:: What this task involves ::
Starting with the first line of the data below, copy each line up to and including the one containing "import * as". Pictures stay out.

━━ Provided data

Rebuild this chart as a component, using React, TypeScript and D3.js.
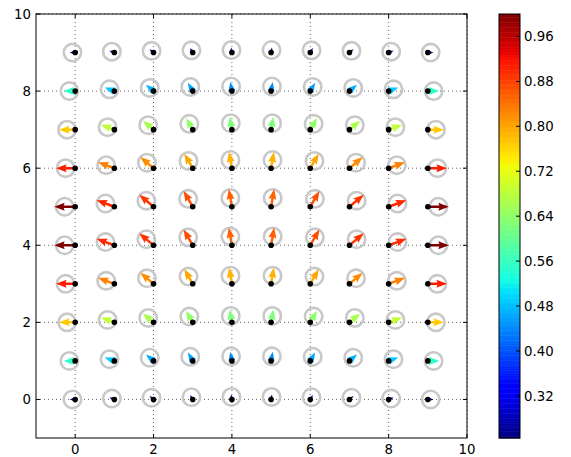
import React from "react";
import * as d3 from "d3";

// grid positions
const gridX = [0, 1, 2, 3, 4, 5, 6, 7, 8, 9];
const gridY = [0, 1, 2, 3, 4, 5, 6, 7, 8, 9];
// arrow direction for each column (degrees, counter-clockwise from +x)
const columnAngleDeg = [180, 160, 140, 120, 100, 80, 60, 40, 20, 0];
// arrow magnitude (also the colour value), one row per y = 0..9
const magnitudeRows = [
  [0.26, 0.255, 0.25, 0.245, 0.245, 0.245, 0.245, 0.25, 0.255, 0.27],
  [0.55, 0.49, 0.47, 0.46, 0.445, 0.445, 0.46, 0.47, 0.49, 0.55],
  [0.77, 0.685, 0.665, 0.64, 0.625, 0.625, 0.64, 0.665, 0.685, 0.77],
  [0.91, 0.83, 0.82, 0.80, 0.79, 0.79, 0.80, 0.82, 0.83, 0.91],
  [1.0, 0.9, 0.89, 0.87, 0.855, 0.855, 0.87, 0.89, 0.9, 1.0],
  [1.0, 0.9, 0.89, 0.87, 0.855, 0.855, 0.87, 0.89, 0.9, 1.0],
  [0.91, 0.83, 0.82, 0.80, 0.79, 0.79, 0.80, 0.82, 0.83, 0.91],
  [0.77, 0.685, 0.665, 0.64, 0.625, 0.625, 0.64, 0.665, 0.685, 0.77],
  [0.55, 0.49, 0.47, 0.46, 0.445, 0.445, 0.46, 0.47, 0.49, 0.55],
  [0.26, 0.255, 0.25, 0.245, 0.245, 0.245, 0.245, 0.25, 0.255, 0.27],
];
const xTicks = [0, 2, 4, 6, 8, 10];
const yTicks = [0, 2, 4, 6, 8, 10];
const cbTicks = [0.32, 0.4, 0.48, 0.56, 0.64, 0.72, 0.8, 0.88, 0.96];
const cbTickLabels = ["0.32", "0.40", "0.48", "0.56", "0.64", "0.72", "0.80", "0.88", "0.96"];

const W = 571;
const H = 457;
const ax = { left: 36, right: 467, top: 14, bottom: 438 };
const cb = { left: 499, right: 520, top: 14, bottom: 438 };
const FONT = "DejaVu Sans";
const FS = 13.3;

// matplotlib "jet"
const jetR = d3.scaleLinear<number>().domain([0, 0.35, 0.66, 0.89, 1]).range([0, 0, 1, 1, 0.5]).clamp(true);
const jetG = d3.scaleLinear<number>().domain([0, 0.125, 0.375, 0.64, 0.91, 1]).range([0, 0, 1, 1, 0, 0]).clamp(true);
const jetB = d3.scaleLinear<number>().domain([0, 0.11, 0.34, 0.65, 1]).range([0.5, 1, 1, 0, 0]).clamp(true);
const jet = (t: number) =>
  d3.rgb(jetR(t) * 255, jetG(t) * 255, jetB(t) * 255).formatHex();

const allMags = magnitudeRows.flat();
const vmin = d3.min(allMags) as number;
const vmax = d3.max(allMags) as number;

const xScale = d3.scaleLinear().domain([-1, 10]).range([ax.left, ax.right]);
const yScale = d3.scaleLinear().domain([-1, 10]).range([ax.bottom, ax.top]);
const norm = d3.scaleLinear().domain([vmin, vmax]).range([0, 1]).clamp(true);
const cbScale = d3.scaleLinear().domain([vmin, vmax]).range([cb.bottom, cb.top]);

// pixels per unit magnitude
const arrowScale = 21;
const shaftW = 2.5;
const headHalfW = 4;
const headLen = 10.5;
const headAxisLen = 9.5;

function arrowPoints(L: number): string {
  const base = Math.max(L, headLen);
  const s = L < headLen ? L / headLen : 1;
  const pts: [number, number][] = [
    [0, -shaftW / 2],
    [base - headAxisLen, -shaftW / 2],
    [base - headLen, -headHalfW],
    [base, 0],
    [base - headLen, headHalfW],
    [base - headAxisLen, shaftW / 2],
    [0, shaftW / 2],
  ];
  return pts.map(([a, b]) => `${(a * s).toFixed(2)},${(b * s).toFixed(2)}`).join(" ");
}

export default function App() {
  const items: {
    key: string;
    px: number;
    py: number;
    ang: number;
    L: number;
    color: string;
    cx: number;
    cy: number;
  }[] = [];
  gridY.forEach((gy, j) => {
    gridX.forEach((gx, i) => {
      const m = magnitudeRows[j][i];
      const ang = columnAngleDeg[i];
      const L = m * arrowScale;
      const px = xScale(gx);
      const py = yScale(gy);
      const rad = (ang * Math.PI) / 180;
      items.push({
        key: `${i}-${j}`,
        px,
        py,
        ang,
        L,
        color: jet(norm(m)),
        cx: px + (Math.cos(rad) * L) / 2,
        cy: py - (Math.sin(rad) * L) / 2,
      });
    });
  });

  const nBands = 256;
  const bands = d3.range(nBands).map((k) => {
    const v0 = vmin + ((vmax - vmin) * k) / nBands;
    const v1 = vmin + ((vmax - vmin) * (k + 1)) / nBands;
    return { y0: cbScale(v1), y1: cbScale(v0), color: jet((k + 0.5) / nBands) };
  });

  return (
    <svg
      width={W}
      height={H}
      style={{ position: "absolute", left: 0, top: 0, background: "#fff" }}
      fontFamily={FONT}
    >
      <rect x={0} y={0} width={W} height={H} fill="#fff" />
      <defs>
        <clipPath id="axclip">
          <rect x={ax.left} y={ax.top} width={ax.right - ax.left} height={ax.bottom - ax.top} />
        </clipPath>
      </defs>
      {/* grid */}
      <g stroke="#000" strokeWidth={0.6} strokeDasharray="1,3">
        {xTicks.map((t) => (
          <line key={"gx" + t} x1={xScale(t)} x2={xScale(t)} y1={ax.top} y2={ax.bottom} />
        ))}
        {yTicks.map((t) => (
          <line key={"gy" + t} y1={yScale(t)} y2={yScale(t)} x1={ax.left} x2={ax.right} />
        ))}
      </g>
      <g clipPath="url(#axclip)">
        {items.map((d) => (
          <circle key={"c" + d.key} cx={d.cx} cy={d.cy} r={8.7} fill="none" stroke="#c8c8c8" strokeWidth={2.6} />
        ))}
        {items.map((d) => (
          <polygon
            key={"a" + d.key}
            points={arrowPoints(d.L)}
            fill={d.color}
            transform={`translate(${d.px},${d.py}) rotate(${-d.ang})`}
          />
        ))}
        {items.map((d) => (
          <circle key={"d" + d.key} cx={d.px} cy={d.py} r={2.8} fill="#000" />
        ))}
      </g>
      {/* axes frame and ticks */}
      <rect
        x={ax.left}
        y={ax.top}
        width={ax.right - ax.left}
        height={ax.bottom - ax.top}
        fill="none"
        stroke="#000"
        strokeWidth={1}
      />
      <g stroke="#000" strokeWidth={1}>
        {xTicks.map((t) => (
          <g key={"tx" + t}>
            <line x1={xScale(t)} x2={xScale(t)} y1={ax.bottom} y2={ax.bottom - 4} />
            <line x1={xScale(t)} x2={xScale(t)} y1={ax.top} y2={ax.top + 4} />
          </g>
        ))}
        {yTicks.map((t) => (
          <g key={"ty" + t}>
            <line y1={yScale(t)} y2={yScale(t)} x1={ax.left} x2={ax.left + 4} />
            <line y1={yScale(t)} y2={yScale(t)} x1={ax.right} x2={ax.right - 4} />
          </g>
        ))}
      </g>
      <g fontSize={FS} fill="#000">
        {xTicks.map((t) => (
          <text key={"lx" + t} x={xScale(t)} y={ax.bottom + 16} textAnchor="middle">
            {t}
          </text>
        ))}
        {yTicks.map((t) => (
          <text key={"ly" + t} x={ax.left - 5} y={yScale(t) + 5} textAnchor="end">
            {t}
          </text>
        ))}
      </g>
      {/* colorbar */}
      <g>
        {bands.map((b, k) => (
          <rect key={"b" + k} x={cb.left} y={b.y0} width={cb.right - cb.left} height={b.y1 - b.y0 + 0.5} fill={b.color} />
        ))}
        <rect
          x={cb.left}
          y={cb.top}
          width={cb.right - cb.left}
          height={cb.bottom - cb.top}
          fill="none"
          stroke="#000"
          strokeWidth={1}
        />
        <g stroke="#000" strokeWidth={1}>
          {cbTicks.map((t) => (
            <line key={"ct" + t} x1={cb.right} x2={cb.right - 4} y1={cbScale(t)} y2={cbScale(t)} />
          ))}
        </g>
        <g fontSize={FS} fill="#000">
          {cbTicks.map((t, k) => (
            <text key={"cl" + t} x={cb.right + 4} y={cbScale(t) + 5}>
              {cbTickLabels[k]}
            </text>
          ))}
        </g>
      </g>
    </svg>
  );
}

━━━━

:: Answer below ::
Rebuild this chart as a component, using React, TypeScript and D3.js.
import React from "react";
import * as d3 from "d3";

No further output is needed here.